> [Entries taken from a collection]
— Start —

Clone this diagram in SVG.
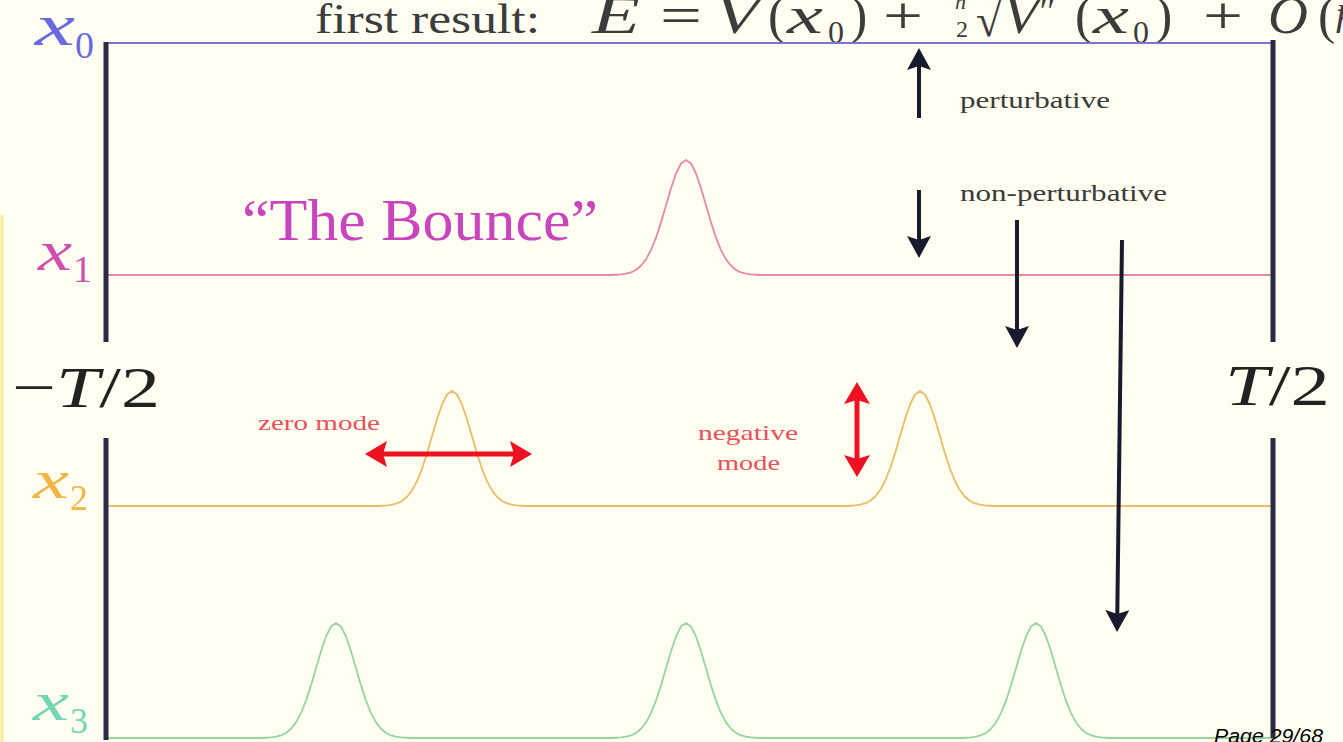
<svg xmlns="http://www.w3.org/2000/svg" width="1343" height="742" viewBox="0 0 1343 742">
<style>
  .curve{fill:none;stroke-width:1.8;stroke-linejoin:round}
  .bar{stroke:#2b2b45;stroke-width:5}
  .blk{stroke:#1a1a2e;stroke-width:4;fill:none}
  .red{stroke:#ee1122;stroke-width:5;fill:none}
</style>
<defs>
  <marker id="ahK" viewBox="0 0 22 24" refX="10" refY="12" markerWidth="22" markerHeight="24" markerUnits="userSpaceOnUse" orient="auto-start-reverse">
    <path d="M0,0 L22,12 L0,24 L4,12 Z" fill="#1a1a2e"/>
  </marker>
  <marker id="ahR" viewBox="0 0 22 26" refX="10" refY="13" markerWidth="22" markerHeight="26" markerUnits="userSpaceOnUse" orient="auto-start-reverse">
    <path d="M0,0 L22,13 L0,26 L4,13 Z" fill="#ee1122"/>
  </marker>
</defs>
<rect x="0" y="0" width="1343" height="742" fill="#fffef0"/>
<line x1="2" y1="215" x2="2" y2="742" stroke="#f5eb9a" stroke-width="3"/>

<g id="formula" font-family="Liberation Serif, serif" fill="#3c3c3c">
  <text x="315" y="33" font-size="42" textLength="225" lengthAdjust="spacingAndGlyphs">first result:</text>
  <text x="592" y="33" font-size="52" font-style="italic" textLength="48" lengthAdjust="spacingAndGlyphs">E</text>
  <text x="660" y="33" font-size="52" textLength="42" lengthAdjust="spacingAndGlyphs">=</text>
  <text x="715" y="33" font-size="52" font-style="italic" textLength="44" lengthAdjust="spacingAndGlyphs">V</text>
  <text x="768" y="33" font-size="52">(</text>
  <text x="787" y="33" font-size="52" font-style="italic" textLength="36" lengthAdjust="spacingAndGlyphs">x</text>
  <text x="828" y="43" font-size="32">0</text>
  <text x="850" y="33" font-size="52">)</text>
  <text x="883" y="33" font-size="52" textLength="40" lengthAdjust="spacingAndGlyphs">+</text>
  <text x="955" y="9" font-size="22" font-style="italic">ħ</text>
  <text x="956" y="37" font-size="24">2</text>
  <text x="976" y="36" font-size="46">√</text>
  <text x="1003" y="33" font-size="52" font-style="italic" textLength="36" lengthAdjust="spacingAndGlyphs">V</text>
  <text x="1040" y="22" font-size="34">′′</text>
  <text x="1075" y="33" font-size="52">(</text>
  <text x="1093" y="33" font-size="52" font-style="italic" textLength="36" lengthAdjust="spacingAndGlyphs">x</text>
  <text x="1133" y="43" font-size="32">0</text>
  <text x="1155" y="33" font-size="52">)</text>
  <text x="1203" y="33" font-size="52" textLength="40" lengthAdjust="spacingAndGlyphs">+</text>
  <text x="1268" y="33" font-size="52" font-style="italic" textLength="40" lengthAdjust="spacingAndGlyphs">O</text>
  <text x="1318" y="33" font-size="52">(</text>
  <text x="1335" y="33" font-size="40" font-style="italic">ħ</text>
</g>

<g id="x0-path" font-family="Liberation Serif, serif" fill="#6a6ae0">
  <line x1="106" y1="43" x2="1273" y2="43" stroke="#7c72d8" stroke-width="2.2"/>
  <text font-style="italic" x="35" y="45" font-size="60" textLength="40" lengthAdjust="spacingAndGlyphs">x</text>
  <text x="75" y="58" font-size="38">0</text>
</g>

<g id="x1-path" font-family="Liberation Serif, serif" fill="#d050b0">
  <path class="curve" stroke="#e48aa8" d="M106,275 H611 l5,-0.25 5,-0.35 5,-0.7 5,-1.3 5,-2.4 5,-4.2 5,-6.4 5,-9.3 5,-12.4 5,-15.3 5,-17.1 5,-17.1 5,-14.7 5,-10 5,-3.5 5,3.5 5,10 5,14.7 5,17.1 5,17.1 5,15.3 5,12.4 5,9.3 5,6.4 5,4.2 5,2.4 5,1.3 5,0.7 5,0.35 5,0.25 H1273"/>
  <text font-style="italic" x="38" y="270" font-size="58" textLength="34" lengthAdjust="spacingAndGlyphs">x</text>
  <text x="73" y="282" font-size="38">1</text>
</g>

<g id="x2-path" font-family="Liberation Serif, serif" fill="#f2b548">
  <path class="curve" stroke="#e8be6a" d="M106,506 H377 l5,-0.25 5,-0.35 5,-0.7 5,-1.3 5,-2.4 5,-4.2 5,-6.4 5,-9.3 5,-12.4 5,-15.3 5,-17.1 5,-17.1 5,-14.7 5,-10 5,-3.5 5,3.5 5,10 5,14.7 5,17.1 5,17.1 5,15.3 5,12.4 5,9.3 5,6.4 5,4.2 5,2.4 5,1.3 5,0.7 5,0.35 5,0.25 H845 l5,-0.25 5,-0.35 5,-0.7 5,-1.3 5,-2.4 5,-4.2 5,-6.4 5,-9.3 5,-12.4 5,-15.3 5,-17.1 5,-17.1 5,-14.7 5,-10 5,-3.5 5,3.5 5,10 5,14.7 5,17.1 5,17.1 5,15.3 5,12.4 5,9.3 5,6.4 5,4.2 5,2.4 5,1.3 5,0.7 5,0.35 5,0.25 H1273"/>
  <text font-style="italic" x="33" y="498" font-size="54" textLength="36" lengthAdjust="spacingAndGlyphs">x</text>
  <text x="70" y="510" font-size="36">2</text>
</g>

<g id="x3-path" font-family="Liberation Serif, serif" fill="#72d6b2">
  <path class="curve" stroke="#98d4a0" d="M106,738 H261 l5,-0.25 5,-0.35 5,-0.7 5,-1.3 5,-2.4 5,-4.2 5,-6.4 5,-9.3 5,-12.4 5,-15.3 5,-17.1 5,-17.1 5,-14.7 5,-10 5,-3.5 5,3.5 5,10 5,14.7 5,17.1 5,17.1 5,15.3 5,12.4 5,9.3 5,6.4 5,4.2 5,2.4 5,1.3 5,0.7 5,0.35 5,0.25 H611 l5,-0.25 5,-0.35 5,-0.7 5,-1.3 5,-2.4 5,-4.2 5,-6.4 5,-9.3 5,-12.4 5,-15.3 5,-17.1 5,-17.1 5,-14.7 5,-10 5,-3.5 5,3.5 5,10 5,14.7 5,17.1 5,17.1 5,15.3 5,12.4 5,9.3 5,6.4 5,4.2 5,2.4 5,1.3 5,0.7 5,0.35 5,0.25 H961 l5,-0.25 5,-0.35 5,-0.7 5,-1.3 5,-2.4 5,-4.2 5,-6.4 5,-9.3 5,-12.4 5,-15.3 5,-17.1 5,-17.1 5,-14.7 5,-10 5,-3.5 5,3.5 5,10 5,14.7 5,17.1 5,17.1 5,15.3 5,12.4 5,9.3 5,6.4 5,4.2 5,2.4 5,1.3 5,0.7 5,0.35 5,0.25 H1273"/>
  <text font-style="italic" x="33" y="720" font-size="54" textLength="36" lengthAdjust="spacingAndGlyphs">x</text>
  <text x="70" y="733" font-size="36">3</text>
</g>

<g id="time-bars">
  <line class="bar" x1="106" y1="42" x2="106" y2="342"/>
  <line class="bar" x1="106" y1="438" x2="106" y2="740"/>
  <line class="bar" x1="1273" y1="40" x2="1273" y2="342"/>
  <line class="bar" x1="1273" y1="438" x2="1273" y2="738"/>
</g>

<g id="minus-T-half" font-family="Liberation Serif, serif" fill="#222">
  <text x="12" y="407" font-size="58" textLength="148" lengthAdjust="spacingAndGlyphs">−<tspan font-style="italic">T</tspan>/2</text>
</g>
<g id="T-half" font-family="Liberation Serif, serif" fill="#222">
  <text x="1225" y="405" font-size="58" textLength="105" lengthAdjust="spacingAndGlyphs"><tspan font-style="italic">T</tspan>/2</text>
</g>

<g id="bounce-label" font-family="Liberation Serif, serif">
  <text x="242" y="240" font-size="60" fill="#c945bd" textLength="356" lengthAdjust="spacingAndGlyphs">“The Bounce”</text>
</g>

<g id="labels" font-family="Liberation Serif, serif">
  <text x="960" y="108" font-size="23" fill="#3a3a3a" textLength="150" lengthAdjust="spacingAndGlyphs">perturbative</text>
  <text x="960" y="201" font-size="23" fill="#3a3a3a" textLength="207" lengthAdjust="spacingAndGlyphs">non-perturbative</text>
  <text x="258" y="430" font-size="21" fill="#e8505a" textLength="122" lengthAdjust="spacingAndGlyphs">zero mode</text>
  <text x="698" y="440" font-size="21" fill="#e8505a" textLength="100" lengthAdjust="spacingAndGlyphs">negative</text>
  <text x="717" y="470" font-size="21" fill="#e8505a" textLength="63" lengthAdjust="spacingAndGlyphs">mode</text>
</g>

<g id="connectors">
  <line class="blk" x1="919" y1="118" x2="919" y2="60" marker-end="url(#ahK)"/>
  <line class="blk" x1="919" y1="190" x2="919" y2="246" marker-end="url(#ahK)"/>
  <line class="blk" x1="1017" y1="220" x2="1017" y2="336" marker-end="url(#ahK)"/>
  <line class="blk" x1="1122" y1="240" x2="1117.2" y2="620" marker-end="url(#ahK)"/>
  <line class="red" x1="377" y1="454" x2="520" y2="454" marker-start="url(#ahR)" marker-end="url(#ahR)"/>
  <line class="red" x1="857" y1="394" x2="857" y2="465" marker-start="url(#ahR)" marker-end="url(#ahR)"/>
</g>

<g id="page-number">
  <text x="1214" y="743" font-family="Liberation Sans, Arial, sans-serif" font-style="italic" font-size="20" fill="#000" textLength="109" lengthAdjust="spacingAndGlyphs">Page 29/68</text>
</g>
</svg>
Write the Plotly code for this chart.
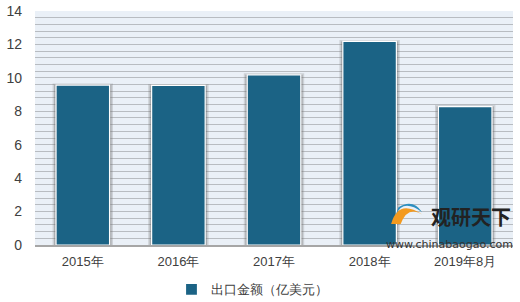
import plotly.graph_objects as go

categories = ["2015年", "2016年", "2017年", "2018年", "2019年8月"]
values = [9.57, 9.55, 10.18, 12.18, 8.28]
series_name = "出口金额（亿美元）"
y_ticks = [0, 2, 4, 6, 8, 10, 12, 14]

bar_color = "#1B6385"
font = "Liberation Sans, Arial, sans-serif"

fig = go.Figure()
# soft shadow behind the bars
fig.add_trace(go.Bar(
    x=categories, y=values, width=0.6, showlegend=False, hoverinfo="skip",
    marker=dict(color="rgba(90,90,90,0.35)", line=dict(color="rgba(120,120,120,0.25)", width=3)),
))
fig.add_trace(go.Bar(
    x=categories, y=values, width=0.56, name=series_name,
    marker=dict(color=bar_color, line=dict(color="#FFFFFF", width=1.2)),
))

fig.update_layout(
    width=520, height=302,
    margin=dict(l=35, r=7, t=11, b=57, autoexpand=False),
    paper_bgcolor="#FFFFFF",
    plot_bgcolor="#EAF0F7",
    barmode="overlay",
    font=dict(family=font, size=13, color="#404040"),
    showlegend=True,
    legend=dict(orientation="h", x=0.455, xanchor="center", y=-0.19, yanchor="middle",
                font=dict(size=13, color="#404040"), bgcolor="#FFFFFF",
                itemwidth=30),
    xaxis=dict(showgrid=False, showline=True, linecolor="#A6A6A6", linewidth=1.5,
               ticks="", ticklabelstandoff=4, tickfont=dict(size=13, color="#404040")),
    yaxis=dict(range=[0, 14], tickvals=y_ticks, showgrid=True, gridcolor="#B8BCC1", gridwidth=1,
               zeroline=False, showline=False, ticks="", ticklabelstandoff=12,
               tickfont=dict(size=14, color="#404040"),
               minor=dict(dtick=0.4, showgrid=True, gridcolor="#B8BCC1", gridwidth=1)),
)

# watermark logo (rough swirl) and text
fig.add_shape(type="path", xref="paper", yref="paper",
              path="M 0.745 0.09 Q 0.76 0.2 0.81 0.13 Q 0.78 0.17 0.765 0.09 Z",
              fillcolor="#F39A1E", line=dict(width=0))
fig.add_shape(type="path", xref="paper", yref="paper",
              path="M 0.755 0.13 Q 0.77 0.2 0.81 0.14 Q 0.79 0.2 0.76 0.16 Z",
              fillcolor="#2C8FC0", line=dict(width=0))
fig.add_annotation(text="<b>观研天下</b>", xref="paper", yref="paper", x=1.0, y=0.05,
                   xanchor="right", yanchor="bottom", showarrow=False,
                   font=dict(size=20, color="#222222", family="Noto Sans CJK SC"))
fig.add_annotation(text="www.chinabaogao.com", xref="paper", yref="paper", x=1.005, y=0.04,
                   xanchor="right", yanchor="top", showarrow=False,
                   font=dict(size=11, color="#333333", family="DejaVu Sans"))

fig.write_html("out.html")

— End —

> [Exercise details]
Show the lines of the records that contain the word "this".

> [Output of the exercise]
Clone this diagram in SVG.
Write the Plotly code for this chart.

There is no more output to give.